EI 14 de septiembre de 1224, meditando
sobre la pasión, se reprodujeron en su cuerpo los estigmas de Cristo. Francisco
se encaminaba hacia el final de sus días. En 1212 una joven noble, también de
Asís, Clara, había huido de su casa con una amiga para seguir a Francisco y éste las acogió, les cortó los cabellos y las vistió de forma parecida a la suya.
Se creó así la rama femenina franciscana, que en un principio se llamó las Pobres Damas y
posteriormente
las clarisas. Sintiéndose muy agotado, Francisco visitó a Clara y en el jardín del convento, estando prácticamente ciego, escribió uno de los más bellos cánticos religiosos que se conocen, al hermano Sol y la hermana Luna, donde se pone de manifiesto su identificación con todo lo creado a través de la obra de Dios.
las clarisas. Sintiéndose muy agotado, Francisco visitó a Clara y en el jardín del convento, estando prácticamente ciego, escribió uno de los más bellos cánticos religiosos que se conocen, al hermano Sol y la hermana Luna, donde se pone de manifiesto su identificación con todo lo creado a través de la obra de Dios.

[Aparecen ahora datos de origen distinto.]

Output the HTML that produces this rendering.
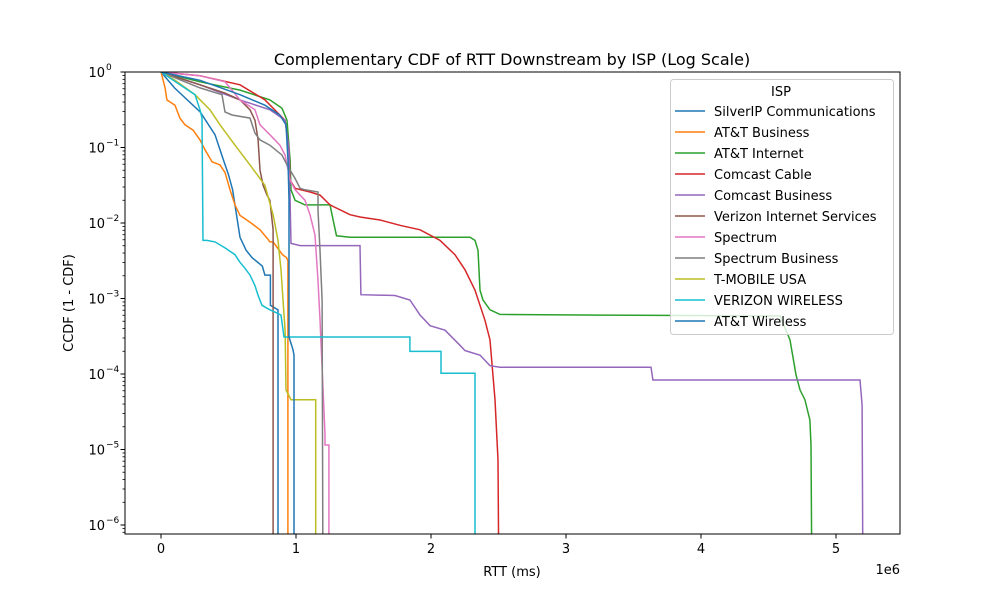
<!DOCTYPE html>
<html><head><meta charset="utf-8"><style>
body{margin:0;background:#fff}
svg text{font-family:"DejaVu Sans","Liberation Sans",sans-serif;fill:#000}
</style></head><body>
<svg id="chart" width="1000" height="600" viewBox="0 0 1000 600" xmlns="http://www.w3.org/2000/svg">
<rect width="1000" height="600" fill="#fff"/>
<defs><clipPath id="pc"><rect x="125" y="72" width="775" height="462"/></clipPath></defs>
<text x="512" y="65" font-size="16" text-anchor="middle">Complementary CDF of RTT Downstream by ISP (Log Scale)</text>
<g id="axes"></g>
<g id="series" clip-path="url(#pc)"></g>
<rect x="125" y="72" width="775" height="462" fill="none" stroke="#000" stroke-width="1"/>
<g id="legend"></g>
<text x="512" y="576" font-size="13" text-anchor="middle">RTT (ms)</text>
<text x="900" y="574" font-size="13" text-anchor="end">1e6</text>
<text x="73" y="303" font-size="13" text-anchor="middle" transform="rotate(-90 73 303)">CCDF (1 - CDF)</text>
</svg>
<script>
// x values in units of 1e6 ms; y values as log10(CCDF)
const names = ["SilverIP Communications","AT&T Business","AT&T Internet","Comcast Cable","Comcast Business","Verizon Internet Services","Spectrum","Spectrum Business","T-MOBILE USA","VERIZON WIRELESS","AT&T Wireless"];
const colors = ["#1f77b4","#ff7f0e","#2ca02c","#d62728","#9467bd","#8c564b","#e377c2","#7f7f7f","#bcbd22","#17becf","#1f77b4"];
const xTicks = [0,1,2,3,4,5];
const xTickLabels = ["0","1","2","3","4","5"];
const yTicks = [0,-1,-2,-3,-4,-5,-6];
const yTickLabels = ["0","−1","−2","−3","−4","−5","−6"];

const silverX = [0,0.10,0.29,0.40,0.45,0.50,0.53,0.585,0.63,0.675,0.75,0.77,0.81,0.81,0.867,0.867];
const silverY = [0,-0.21,-0.53,-0.83,-1.1,-1.36,-1.56,-2.19,-2.36,-2.46,-2.57,-2.69,-2.69,-3.09,-3.15,-7];
const attBizX = [0,0.03,0.044,0.104,0.14,0.178,0.237,0.289,0.326,0.378,0.437,0.474,0.511,0.548,0.585,0.659,0.733,0.785,0.807,0.83,0.9,0.93,0.94,0.94];
const attBizY = [0,-0.21,-0.37,-0.44,-0.61,-0.70,-0.77,-0.90,-1.03,-1.19,-1.23,-1.33,-1.56,-1.76,-1.90,-1.99,-2.09,-2.2,-2.25,-2.25,-2.42,-2.46,-2.5,-7];
const attIntX = [0,0.289,0.585,0.807,0.896,0.933,0.956,0.963,0.993,1.067,1.252,1.267,1.30,1.40,2.289,2.326,2.348,2.363,2.385,2.437,2.511,3.252,4.585,4.659,4.704,4.733,4.77,4.807,4.815,4.822];
const attIntY = [0,-0.13,-0.24,-0.37,-0.48,-0.64,-1.17,-1.56,-1.70,-1.76,-1.76,-1.89,-2.17,-2.19,-2.19,-2.23,-2.36,-2.89,-3.02,-3.15,-3.21,-3.22,-3.23,-3.55,-4.01,-4.21,-4.34,-4.61,-4.94,-7];
const comCabX = [0,0.289,0.585,0.77,0.919,0.948,0.956,0.993,1.104,1.178,1.252,1.4,1.474,1.622,1.77,1.919,2.067,2.178,2.252,2.326,2.4,2.437,2.474,2.496,2.504];
const comCabY = [0,-0.05,-0.17,-0.37,-0.64,-1.03,-1.43,-1.54,-1.59,-1.63,-1.76,-1.89,-1.92,-1.96,-2.03,-2.09,-2.23,-2.42,-2.62,-2.89,-3.29,-3.55,-4.34,-5.14,-7];
const comBizX = [0,0.289,0.585,0.807,0.919,0.948,0.956,0.963,1.03,1.474,1.481,1.733,1.844,1.919,1.993,2.104,2.215,2.252,2.363,2.437,2.511,3.63,3.644,5.178,5.193,5.2];
const comBizY = [0,-0.17,-0.37,-0.50,-0.64,-1.03,-1.70,-2.27,-2.30,-2.30,-2.95,-2.96,-3.02,-3.22,-3.36,-3.42,-3.62,-3.69,-3.75,-3.89,-3.91,-3.91,-4.08,-4.08,-4.41,-7];
const vzInetX = [0,0.289,0.474,0.585,0.659,0.696,0.719,0.733,0.756,0.785,0.807,0.83,0.83];
const vzInetY = [0,-0.17,-0.28,-0.37,-0.50,-0.64,-0.9,-1.30,-1.50,-1.63,-1.70,-2.09,-7];
const spectrumX = [0,0.289,0.474,0.585,0.696,0.733,0.807,0.881,0.919,0.956,0.993,1.067,1.104,1.141,1.163,1.178,1.215,1.215,1.244,1.244];
const spectrumY = [0,-0.05,-0.13,-0.37,-0.50,-0.70,-0.83,-0.97,-1.10,-1.43,-1.56,-1.70,-1.89,-2.16,-2.76,-3.28,-4.8,-4.94,-4.94,-7];
const specBizX = [0,0.289,0.452,0.474,0.526,0.659,0.696,0.733,0.807,0.896,0.933,0.993,1.03,1.067,1.163,1.163,1.178,1.193,1.2];
const specBizY = [0,-0.21,-0.30,-0.53,-0.57,-0.61,-0.81,-0.90,-0.97,-1.10,-1.23,-1.41,-1.54,-1.56,-1.59,-1.83,-2.36,-3.02,-7];
const tmoX = [0,0.104,0.252,0.363,0.437,0.548,0.659,0.77,0.83,0.867,0.889,0.904,0.919,0.926,0.963,1.146,1.146];
const tmoY = [0,-0.11,-0.30,-0.50,-0.70,-0.97,-1.23,-1.50,-1.89,-2.23,-2.62,-3.02,-3.42,-4.21,-4.34,-4.34,-7];
const vzWirelessX = [0,0.141,0.252,0.289,0.304,0.311,0.341,0.4,0.474,0.548,0.585,0.622,0.659,0.696,0.719,0.748,0.807,0.844,0.889,0.911,1.844,1.844,2.074,2.074,2.326,2.326];
const vzWirelessY = [0,-0.17,-0.30,-0.50,-0.61,-2.23,-2.23,-2.25,-2.33,-2.42,-2.52,-2.60,-2.69,-2.83,-2.96,-3.09,-3.15,-3.18,-3.22,-3.51,-3.51,-3.70,-3.70,-3.99,-3.99,-7];
const attWlX = [0,0.289,0.585,0.77,0.88,0.926,0.941,0.948,0.948,0.978,0.985,0.985];
const attWlY = [0,-0.11,-0.3,-0.44,-0.57,-0.70,-1.17,-1.7,-3.51,-3.68,-3.75,-7];

const seriesX = [silverX,attBizX,attIntX,comCabX,comBizX,vzInetX,spectrumX,specBizX,tmoX,vzWirelessX,attWlX];
const seriesY = [silverY,attBizY,attIntY,comCabY,comBizY,vzInetY,spectrumY,specBizY,tmoY,vzWirelessY,attWlY];

const NS = "http://www.w3.org/2000/svg";
function X(v){ return 161 + v*135; }
function Y(l){ return 72 - l*75.5; }
function mk(tag, attrs, parent){ const e=document.createElementNS(NS,tag); for(const k in attrs) e.setAttribute(k,attrs[k]); parent.appendChild(e); return e; }

const axes = document.getElementById('axes');
xTicks.forEach((t,i)=>{
  const ln = mk('line',{x1:X(t),x2:X(t),y1:534,y2:538.5,stroke:'#000'},axes);
  
  
  const tx = mk('text',{x:X(t),y:553,'font-size':13,'text-anchor':'middle'},axes);
  tx.textContent = xTickLabels[i];
  
  
});
yTicks.forEach((t,i)=>{
  const ln = mk('line',{x1:120.5,x2:125,y1:Y(t),y2:Y(t),stroke:'#000'},axes);
  
  
  const tx = mk('text',{x:105,y:Y(t)+5,'font-size':13,'text-anchor':'end'},axes);
  tx.textContent = '10';
  
  
  const sup = mk('text',{x:106,y:Y(t)-2,'font-size':9,'text-anchor':'start'},axes);
  sup.textContent = yTickLabels[i];
  
  
  for(let m=2;m<10;m++){
    const yy = Y(t-1+Math.log10(m));
    if(yy>534||yy<72) continue;
    const mn = mk('line',{x1:122.5,x2:125,y1:yy,y2:yy,stroke:'#000','stroke-width':0.8},axes);
    
    
  }
});

const sg = document.getElementById('series');
seriesX.forEach((xs,i)=>{
  const ys = seriesY[i];
  const pts = xs.map((x,j)=>X(x).toFixed(1)+','+Y(ys[j]).toFixed(1)).join(' ');
  const pl = mk('polyline',{points:pts,fill:'none',stroke:colors[i],'stroke-width':1.5,'stroke-linejoin':'miter'},sg);
  
  
});

const lg = document.getElementById('legend');
const box = mk('rect',{x:670.5,y:79.5,width:223,height:255,rx:3,fill:'#fff','fill-opacity':0.8,stroke:'#ccc'},lg);


const lt = mk('text',{x:781,y:96,'font-size':13,'text-anchor':'middle'},lg);
lt.textContent='ISP';


names.forEach((n,i)=>{
  const y = 111 + i*21;
  const l = mk('line',{x1:675,x2:705,y1:y,y2:y,stroke:colors[i],'stroke-width':1.5},lg);
  
  
  const t = mk('text',{x:714,y:y+5,'font-size':13},lg);
  t.textContent = n;
  
  
});
</script>
</body></html>
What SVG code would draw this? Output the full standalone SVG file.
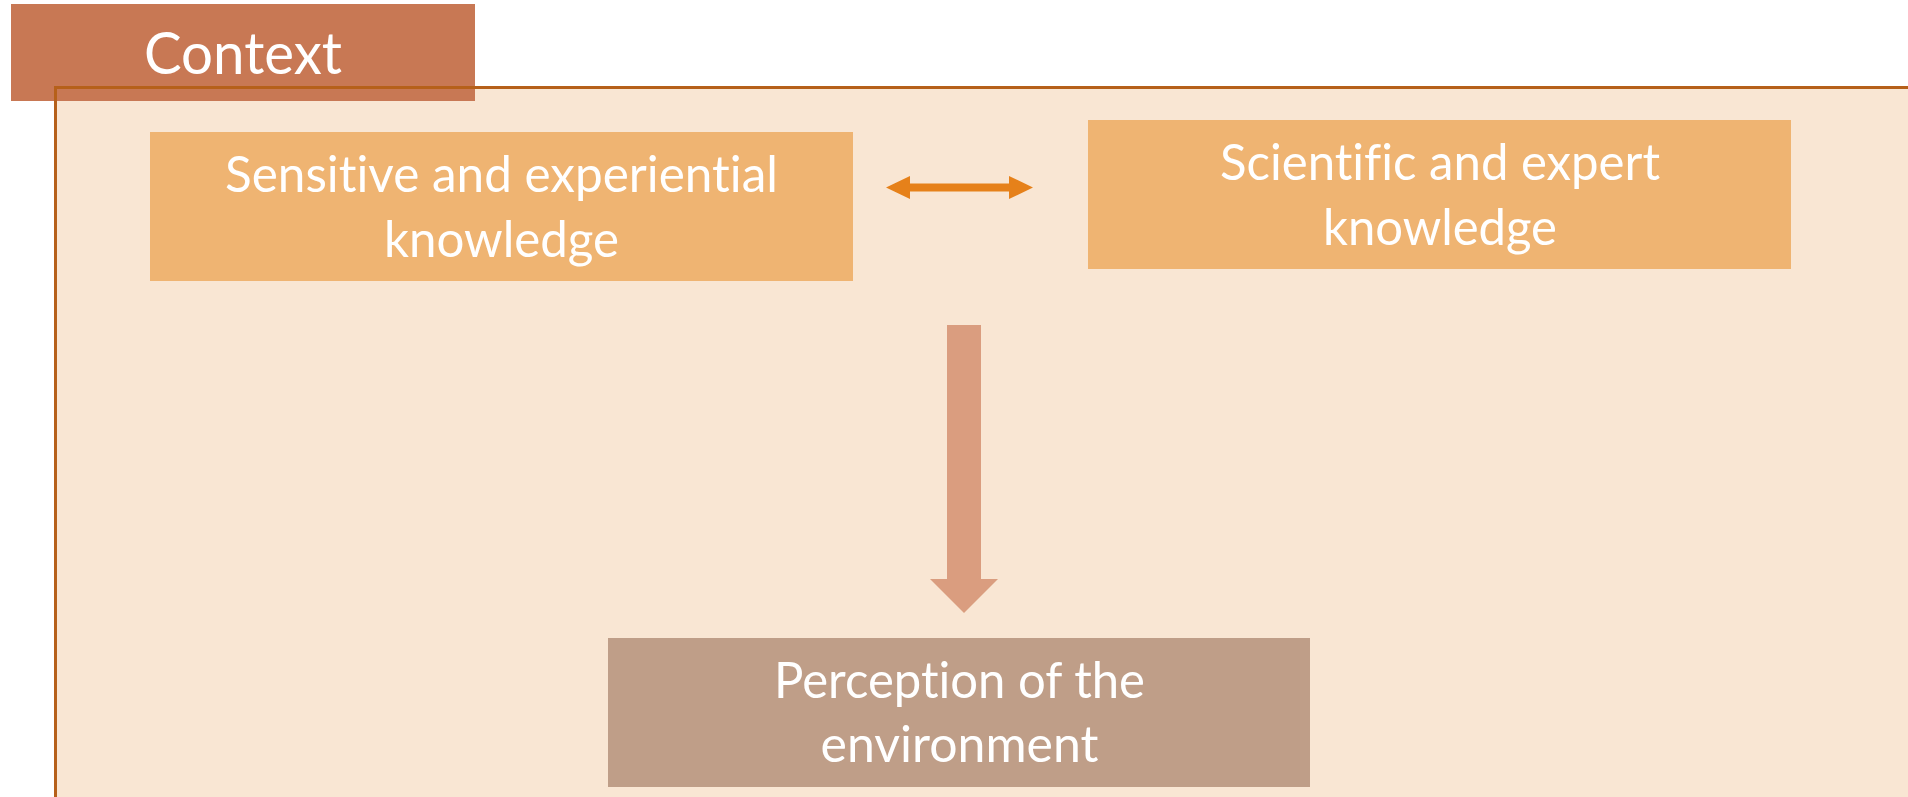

Poco después dictó su testamento, que,
posiblemente fue respetado, pero que sus sucesores no llevaron a la práctica siguiendo
el auténtico espíritu franciscano. Después de su muerte, aquel hombre humilde, que
siempre despreció cualquier gloria y cualquier riqueza, fue enterrado en una
iglesia suntuosa en una verdadera contradicción con sus deseos.